New York is hosting a Climate Change Summit next week (May 14th to 17th). Leaders from the world's largest cities will discuss how to reduce pollution. London will likely be held up as a role model in cutting back carbon emissions. The British capital is on the forefront in fighting climate change.

London has declared war on climate change.

It is boosting bio-fuel in buses, charging cars that come into town and making 4x4 drivers pay even more. Pass the “big C” and you are in the congestion zone. Anyone who drives into the city gets slapped with a daily fee of around 16 dollars.

Gas guzzlers have been singled out as public enemy number one.
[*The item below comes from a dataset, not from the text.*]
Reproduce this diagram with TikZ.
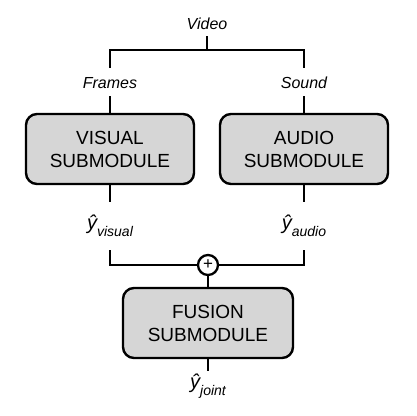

The mayor branded those who drive SUVs as "idiots" and plans to punish them with a higher toll of roughly 50 dollars a day.
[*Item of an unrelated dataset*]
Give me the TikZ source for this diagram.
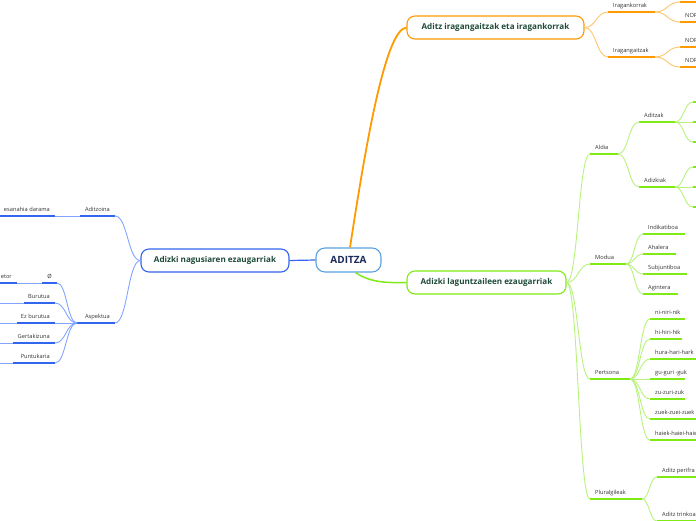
\documentclass[tikz,border=0pt]{standalone}
\usepackage{fontspec}
\setmainfont{Open Sans}
\usetikzlibrary{calc}
\definecolor{ora}{HTML}{FF9A00}
\definecolor{oral}{HTML}{FFC46E}
\definecolor{grn}{HTML}{7FEA14}
\definecolor{grnl}{HTML}{B8F27C}
\definecolor{blu}{HTML}{3366EE}
\definecolor{blul}{HTML}{82A6FF}
\definecolor{cen}{HTML}{5AA2E0}
\definecolor{navy}{HTML}{1B2B5C}
\definecolor{dkg}{HTML}{1E4A38}
\definecolor{txt}{HTML}{333333}
\tikzset{
  lbl/.style={font=\fontsize{5.7}{6}\selectfont, text=txt, inner sep=0pt},
  mainbox/.style={draw, rounded corners=8pt, fill=white, minimum height=23pt,
    font=\fontsize{8.1}{9}\selectfont\bfseries, text=dkg, inner sep=0pt, line width=1.1pt},
  central/.style={draw=cen, rounded corners=9pt, fill=white, minimum width=65pt,
    minimum height=24pt, font=\fontsize{10}{12}\selectfont\bfseries, text=navy, line width=1.1pt},
  uo/.style={draw=ora, line width=2pt},
  ug/.style={draw=grn, line width=2pt},
  ub/.style={draw=blu, line width=2pt},
  mm/.style={to path={let \p1=(\tikztostart), \p2=(\tikztotarget) in
    .. controls ({0.5*\x1+0.5*\x2},\y1) and ({0.5*\x1+0.5*\x2},\y2) .. (\tikztotarget)}},
  co/.style={draw=oral, line width=0.9pt, mm},
  cg/.style={draw=grnl, line width=0.9pt, mm},
  cb/.style={draw=blul, line width=0.9pt, mm},
}
\newcommand\lfR[6]{%
  \coordinate (#1-l) at (#2,#4);
  \coordinate (#1-r) at (#3,#4);
  \draw[#6] (#1-l) -- (#1-r);
  \node[lbl,anchor=base west] (#1) at ([xshift=5pt,yshift=4.5pt]#1-l) {#5};}
\newcommand\lfL[6]{%
  \coordinate (#1-l) at (#2,#4);
  \coordinate (#1-r) at (#3,#4);
  \draw[#6] (#1-l) -- (#1-r);
  \node[lbl,anchor=base east] (#1) at ([xshift=-5pt,yshift=4.5pt]#1-r) {#5};}
\newcommand\lfN[5]{%
  \coordinate (#1-l) at (#2,#4);
  \coordinate (#1-r) at (#3,#4);
  \draw[#5] (#1-l) -- (#1-r);}
\begin{document}
\begin{tikzpicture}[x=1pt,y=-1pt]
\useasboundingbox (0,0) rectangle (696,520);
\clip (0,0) rectangle (696,520);

% ---------- main nodes ----------
\node[central] (aditza) at (348.5,260) {ADITZA};
\node[mainbox,draw=blu,minimum width=148pt] (nag) at (215,260.5) {Adizki nagusiaren ezaugarriak};
\node[mainbox,draw=ora,minimum width=177pt] (irag) at (495.5,27.5) {Aditz iragangaitzak eta iragankorrak};
\node[mainbox,draw=grn,minimum width=159pt] (lag) at (486.5,282.5) {Adizki laguntzaileen ezaugarriak};

% ---------- main connectors ----------
\draw[ora, line width=1.8pt] ([xshift=1.5pt]aditza.north) .. controls (365,150) and (385,29) .. (irag.west);
\draw[grn, line width=1.5pt] ([xshift=7pt]aditza.south) .. controls (372,284) and (392,282.5) .. (lag.west);
\draw[blu, line width=1.2pt] (aditza.west) -- (nag.east);

% ---------- orange subtree ----------
\lfR{iragk}{608}{655}{12}{Iragankorrak}{uo}
\lfN{ik1}{680}{700}{2}{uo}
\lfR{ik2}{680}{700}{22}{NOR}{uo}
\lfR{iragg}{608}{655}{57}{Iragangaitzak}{uo}
\lfR{ig1}{680}{700}{47}{NOR}{uo}
\lfR{ig2}{680}{700}{67}{NOR}{uo}
\draw[co] (irag.east) to (iragk-l);
\draw[co] (irag.east) to (iragg-l);
\draw[co] (iragk-r) to (ik1-l);
\draw[co] (iragk-r) to (ik2-l);
\draw[co] (iragg-r) to (ig1-l);
\draw[co] (iragg-r) to (ig2-l);

% ---------- green subtree ----------
\lfR{aldia}{590}{618}{154}{Aldia}{ug}
\lfR{aditzak}{639}{675}{122}{Aditzak}{ug}
\lfN{az1}{693}{700}{102}{ug}
\lfN{az2}{693}{700}{122}{ug}
\lfN{az3}{693}{700}{142}{ug}
\lfR{adizkiak}{639}{675}{187}{Adizkiak}{ug}
\lfN{ak1}{693}{700}{167}{ug}
\lfN{ak2}{693}{700}{187}{ug}
\lfN{ak3}{693}{700}{207}{ug}
\lfR{modua}{590}{626}{264}{Modua}{ug}
\lfR{indik}{643}{685}{234}{Indikatiboa}{ug}
\lfR{ahal}{643}{676}{254}{Ahalera}{ug}
\lfR{subj}{643}{687}{274}{Subjuntiboa}{ug}
\lfR{agin}{643}{678}{294}{Agintera}{ug}
\lfR{pertsona}{590}{630}{379}{Pertsona}{ug}
\lfR{pa}{650}{685}{319}{ni-niri-nik}{ug}
\lfR{pb}{650}{682}{339}{hi-hiri-hik}{ug}
\lfR{pc}{650}{700}{359}{hura-hari-hark}{ug}
\lfR{pd}{650}{685}{379}{gu-guri -guk}{ug}
\lfR{pe}{650}{685}{399}{zu-zuri-zuk}{ug}
\lfR{pf}{650}{700}{419}{zuek-zuei-zuek}{ug}
\lfR{pg}{650}{700}{440}{haiek-haiei-haie}{ug}
\lfR{plural}{590}{642}{499}{Pluralgileak}{ug}
\lfR{perif}{657}{720}{477}{Aditz perifra}{ug}
\lfR{trink}{657}{720}{521}{Aditz trinkoa}{ug}

\foreach \t in {aldia,modua,pertsona,plural} \draw[cg] (lag.east) to (\t-l);
\foreach \t in {aditzak,adizkiak} \draw[cg] (aldia-r) to (\t-l);
\foreach \t in {az1,az2,az3} \draw[cg] (aditzak-r) to (\t-l);
\foreach \t in {ak1,ak2,ak3} \draw[cg] (adizkiak-r) to (\t-l);
\foreach \t in {indik,ahal,subj,agin} \draw[cg] (modua-r) to (\t-l);
\foreach \t in {pa,pb,pc,pd,pe,pf,pg} \draw[cg] (pertsona-r) to (\t-l);
\foreach \t in {perif,trink} \draw[cg] (plural-r) to (\t-l);

% ---------- blue subtree ----------
\lfL{aditzoina}{80}{115}{216}{Aditzoina}{ub}
\lfL{esan}{-10}{55}{216}{esanahia darama}{ub}
\lfL{aspektua}{77}{115}{323}{Aspektua}{ub}
\lfL{etor}{-10}{17}{283}{etor}{ub}
\lfL{oslash}{42}{57}{283}{Ø}{ub}
\lfL{burutua}{24}{55}{303}{Burutua}{ub}
\lfL{ezb}{17}{55}{323}{Ez burutua}{ub}
\lfL{gert}{13}{55}{343}{Gertakizuna}{ub}
\lfL{punt}{13}{55}{363}{Puntukaria}{ub}
\coordinate (burutua-c) at (-5,303);
\coordinate (ezb-c) at (-5,323);
\coordinate (gert-c) at (-5,343);
\coordinate (punt-c) at (-5,363);

\draw[cb] (nag.west) to (aditzoina-r);
\draw[cb] (nag.west) to (aspektua-r);
\draw[blul, line width=0.9pt] (aditzoina-l) -- (esan-r);
\foreach \t in {oslash,burutua,ezb,gert,punt} \draw[cb] (aspektua-l) to (\t-r);
\draw[blul, line width=0.9pt] (oslash-l) -- (etor-r);
\foreach \t in {burutua,ezb,gert,punt} \draw[blul, line width=0.9pt] (\t-l) -- (\t-c);
\end{tikzpicture}
\end{document}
The current charging scheme has been in place for four years now, but the zone expanded further in February to nearly double its original size. The city says the larger area will reduce traffic by 15 percent by encouraging public transport.

But Roger Lawson from the Association of British Drivers says the toll system is failing to cut carbon emissions. "Both buses and taxis are typically diesel powered and their emissions are nowhere as clean as private cars. And if you get the average loading of about 10 people, which is what it is in London, then the pollution per person is actually similar, if not worse, than a private car."
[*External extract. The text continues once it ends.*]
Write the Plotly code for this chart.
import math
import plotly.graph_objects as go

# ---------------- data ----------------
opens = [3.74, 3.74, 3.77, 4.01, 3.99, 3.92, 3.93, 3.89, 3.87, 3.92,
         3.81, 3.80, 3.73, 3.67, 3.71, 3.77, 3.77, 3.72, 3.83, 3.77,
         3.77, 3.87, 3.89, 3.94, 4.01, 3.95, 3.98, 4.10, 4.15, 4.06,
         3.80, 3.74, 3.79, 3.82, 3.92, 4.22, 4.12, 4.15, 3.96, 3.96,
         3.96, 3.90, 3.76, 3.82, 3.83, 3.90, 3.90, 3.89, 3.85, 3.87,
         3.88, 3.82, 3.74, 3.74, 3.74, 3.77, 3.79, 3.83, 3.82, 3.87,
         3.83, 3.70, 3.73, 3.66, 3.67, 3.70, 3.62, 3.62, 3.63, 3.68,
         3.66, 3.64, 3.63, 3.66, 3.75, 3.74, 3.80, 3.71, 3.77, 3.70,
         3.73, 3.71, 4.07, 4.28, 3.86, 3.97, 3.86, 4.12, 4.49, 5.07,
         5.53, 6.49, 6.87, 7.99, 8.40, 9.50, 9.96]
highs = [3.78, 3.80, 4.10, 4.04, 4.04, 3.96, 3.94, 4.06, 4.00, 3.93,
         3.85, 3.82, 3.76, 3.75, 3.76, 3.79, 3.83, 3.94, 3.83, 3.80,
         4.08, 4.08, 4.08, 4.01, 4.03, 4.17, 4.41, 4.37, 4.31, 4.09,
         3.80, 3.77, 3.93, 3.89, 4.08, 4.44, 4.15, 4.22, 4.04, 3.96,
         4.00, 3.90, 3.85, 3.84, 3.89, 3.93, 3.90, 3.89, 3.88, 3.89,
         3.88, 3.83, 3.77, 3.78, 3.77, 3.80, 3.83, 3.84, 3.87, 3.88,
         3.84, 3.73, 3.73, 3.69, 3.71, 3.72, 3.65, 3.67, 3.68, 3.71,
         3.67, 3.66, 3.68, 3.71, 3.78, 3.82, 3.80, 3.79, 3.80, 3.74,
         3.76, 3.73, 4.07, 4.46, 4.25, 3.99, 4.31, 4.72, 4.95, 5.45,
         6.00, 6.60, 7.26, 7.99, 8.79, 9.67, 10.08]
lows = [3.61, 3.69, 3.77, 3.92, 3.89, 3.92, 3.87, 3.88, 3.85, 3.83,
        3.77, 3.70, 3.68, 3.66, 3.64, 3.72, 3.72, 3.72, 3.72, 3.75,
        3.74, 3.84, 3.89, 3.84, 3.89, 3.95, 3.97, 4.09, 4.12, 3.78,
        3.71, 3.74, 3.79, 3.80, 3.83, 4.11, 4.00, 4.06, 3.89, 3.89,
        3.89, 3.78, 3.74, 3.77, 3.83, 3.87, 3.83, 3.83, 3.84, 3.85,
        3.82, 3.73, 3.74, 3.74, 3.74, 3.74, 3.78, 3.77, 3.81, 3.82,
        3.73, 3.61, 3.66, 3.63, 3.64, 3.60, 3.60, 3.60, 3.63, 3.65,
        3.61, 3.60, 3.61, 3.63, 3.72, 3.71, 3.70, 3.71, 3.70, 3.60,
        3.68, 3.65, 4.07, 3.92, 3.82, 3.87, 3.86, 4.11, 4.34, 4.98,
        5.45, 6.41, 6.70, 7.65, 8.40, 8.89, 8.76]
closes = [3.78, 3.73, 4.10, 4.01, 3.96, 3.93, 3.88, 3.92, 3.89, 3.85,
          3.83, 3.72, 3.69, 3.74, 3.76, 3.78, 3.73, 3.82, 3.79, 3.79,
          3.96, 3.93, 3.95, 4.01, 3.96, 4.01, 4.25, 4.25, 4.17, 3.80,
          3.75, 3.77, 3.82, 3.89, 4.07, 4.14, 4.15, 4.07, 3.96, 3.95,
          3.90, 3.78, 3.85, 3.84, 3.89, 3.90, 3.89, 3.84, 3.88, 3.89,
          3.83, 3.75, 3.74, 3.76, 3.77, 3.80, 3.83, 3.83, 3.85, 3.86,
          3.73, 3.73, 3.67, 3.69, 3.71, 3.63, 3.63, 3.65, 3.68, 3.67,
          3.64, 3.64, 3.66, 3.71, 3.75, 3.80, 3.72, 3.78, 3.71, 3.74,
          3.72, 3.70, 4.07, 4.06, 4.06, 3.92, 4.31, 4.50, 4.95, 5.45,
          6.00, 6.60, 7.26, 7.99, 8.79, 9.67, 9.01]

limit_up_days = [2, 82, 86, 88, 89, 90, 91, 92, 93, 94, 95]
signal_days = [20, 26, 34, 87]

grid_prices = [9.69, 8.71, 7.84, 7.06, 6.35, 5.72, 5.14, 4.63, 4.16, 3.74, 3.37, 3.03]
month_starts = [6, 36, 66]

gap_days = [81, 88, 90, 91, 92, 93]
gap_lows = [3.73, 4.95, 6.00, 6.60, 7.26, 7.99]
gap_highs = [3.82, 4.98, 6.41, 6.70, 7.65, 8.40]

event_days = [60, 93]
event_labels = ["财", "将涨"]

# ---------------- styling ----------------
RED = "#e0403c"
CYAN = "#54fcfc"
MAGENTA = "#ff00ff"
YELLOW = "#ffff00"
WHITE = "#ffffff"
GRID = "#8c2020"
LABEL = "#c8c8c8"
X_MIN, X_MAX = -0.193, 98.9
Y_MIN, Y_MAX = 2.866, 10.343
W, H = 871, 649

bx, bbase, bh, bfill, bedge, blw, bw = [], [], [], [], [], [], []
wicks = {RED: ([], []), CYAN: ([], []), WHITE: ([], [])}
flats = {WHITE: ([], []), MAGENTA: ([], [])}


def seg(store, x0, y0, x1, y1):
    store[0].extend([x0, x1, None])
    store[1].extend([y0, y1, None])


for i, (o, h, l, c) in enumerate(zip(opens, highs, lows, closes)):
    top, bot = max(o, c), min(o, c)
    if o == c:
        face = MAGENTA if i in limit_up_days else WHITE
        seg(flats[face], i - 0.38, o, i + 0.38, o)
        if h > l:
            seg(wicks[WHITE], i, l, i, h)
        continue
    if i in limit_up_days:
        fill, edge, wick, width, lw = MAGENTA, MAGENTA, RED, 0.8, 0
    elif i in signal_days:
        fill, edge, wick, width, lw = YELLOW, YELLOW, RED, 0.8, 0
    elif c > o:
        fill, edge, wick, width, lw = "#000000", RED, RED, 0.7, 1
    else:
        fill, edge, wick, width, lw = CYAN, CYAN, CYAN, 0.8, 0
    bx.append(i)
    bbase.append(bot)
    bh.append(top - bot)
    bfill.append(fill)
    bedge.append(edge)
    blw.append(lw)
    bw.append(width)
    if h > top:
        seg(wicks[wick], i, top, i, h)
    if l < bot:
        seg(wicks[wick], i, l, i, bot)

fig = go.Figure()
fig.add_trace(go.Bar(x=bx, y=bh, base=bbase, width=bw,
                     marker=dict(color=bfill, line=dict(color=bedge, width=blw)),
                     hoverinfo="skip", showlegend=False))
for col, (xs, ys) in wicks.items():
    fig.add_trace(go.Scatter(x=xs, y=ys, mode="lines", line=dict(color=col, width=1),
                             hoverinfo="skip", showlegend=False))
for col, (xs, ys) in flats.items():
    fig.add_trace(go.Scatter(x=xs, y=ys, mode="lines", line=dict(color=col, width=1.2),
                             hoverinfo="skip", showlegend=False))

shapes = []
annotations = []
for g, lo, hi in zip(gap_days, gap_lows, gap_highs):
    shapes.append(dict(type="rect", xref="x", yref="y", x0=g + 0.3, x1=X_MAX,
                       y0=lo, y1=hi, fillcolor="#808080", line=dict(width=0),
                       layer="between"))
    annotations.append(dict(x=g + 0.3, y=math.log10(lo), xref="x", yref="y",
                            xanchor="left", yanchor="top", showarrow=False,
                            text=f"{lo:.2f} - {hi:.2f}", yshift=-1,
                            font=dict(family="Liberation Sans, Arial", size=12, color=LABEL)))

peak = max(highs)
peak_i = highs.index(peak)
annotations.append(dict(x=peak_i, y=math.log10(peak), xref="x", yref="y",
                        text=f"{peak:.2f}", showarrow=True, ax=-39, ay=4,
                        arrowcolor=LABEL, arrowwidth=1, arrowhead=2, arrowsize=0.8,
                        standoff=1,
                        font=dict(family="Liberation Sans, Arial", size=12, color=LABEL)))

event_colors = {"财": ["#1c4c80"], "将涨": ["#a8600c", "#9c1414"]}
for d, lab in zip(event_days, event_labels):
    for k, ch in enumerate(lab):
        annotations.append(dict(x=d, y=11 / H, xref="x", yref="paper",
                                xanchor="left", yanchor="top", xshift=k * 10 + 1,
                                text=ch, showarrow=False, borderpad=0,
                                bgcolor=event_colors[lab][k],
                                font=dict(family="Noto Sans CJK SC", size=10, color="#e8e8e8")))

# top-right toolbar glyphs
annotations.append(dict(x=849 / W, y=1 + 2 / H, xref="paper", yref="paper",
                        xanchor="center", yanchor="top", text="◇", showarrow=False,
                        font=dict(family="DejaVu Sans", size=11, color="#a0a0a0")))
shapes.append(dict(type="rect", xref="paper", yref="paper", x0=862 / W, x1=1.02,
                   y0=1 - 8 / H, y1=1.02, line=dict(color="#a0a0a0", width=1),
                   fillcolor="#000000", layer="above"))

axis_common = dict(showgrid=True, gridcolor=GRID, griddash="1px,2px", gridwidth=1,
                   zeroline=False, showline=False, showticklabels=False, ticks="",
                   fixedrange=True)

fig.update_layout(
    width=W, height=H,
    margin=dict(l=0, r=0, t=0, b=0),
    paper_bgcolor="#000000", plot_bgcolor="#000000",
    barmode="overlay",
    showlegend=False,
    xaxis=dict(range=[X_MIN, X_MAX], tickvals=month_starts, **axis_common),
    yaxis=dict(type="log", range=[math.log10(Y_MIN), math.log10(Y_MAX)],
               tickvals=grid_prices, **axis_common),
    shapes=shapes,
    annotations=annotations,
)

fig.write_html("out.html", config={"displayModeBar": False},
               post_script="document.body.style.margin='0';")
The city mayor admits pollution from buses is a problem, but he has a plan for that, too.

London is trying out a handful of buses fueled by bio-ethanol.

If successful, double-deckers will be powered by the clean fuel made from Brazilian sugar cane.

That is on top of a fleet of hybrid diesel-electric buses already running in the capital. And there is also a low-tech solution -- get people riding their bikes to work. Seventy-two million dollars is getting spent this year to promote it

But Londoners are divided on the city's tough approach to traffic.

"London is one of the most expensive city's in the world to live in. It's making it more expensive, more difficult and harder to live,” said one Londoner.

"Prior to the Congestion Charge if you owned a car it was cheaper to travel into central London by car then by public transport,” said another person. “And I think that doesn't offer an incentive not to use their cars so introducing the congestion charge redresses that balance and potentially it offers a subsidy for people who want to go into London in the most eco-friendly way."

Transport is just one part of the mayor's climate change action plan. He wants to cut London's carbon emissions by 60 percent in the next 20 years.

The plan suggests that London should produce a quarter of its electricity from local, low carbon power generators.

And it also wants to use household waste to produce power. Experts estimate garbage could create electricity for two million homes and heat for more than 625,000 houses.

Doug Parr, an environmentalist with Greenpeace, says the new initiative is radical but necessary. "Reputable people are saying this is the biggest threat that the world faces, above and beyond terrorism. Now we got to have serious political concerted responses to drive the technology and behavior change, to change our climate emissions and put them on a downward track. We cannot bet that this tiny percentage of scientists who deny global warming are right. It's too big a risk for the rest of us."

Cities produce 75 percent of global carbon emissions, according to British government scientists.

The world's big urban centers are the future battlegrounds in the fight against climate change and London is leading the charge.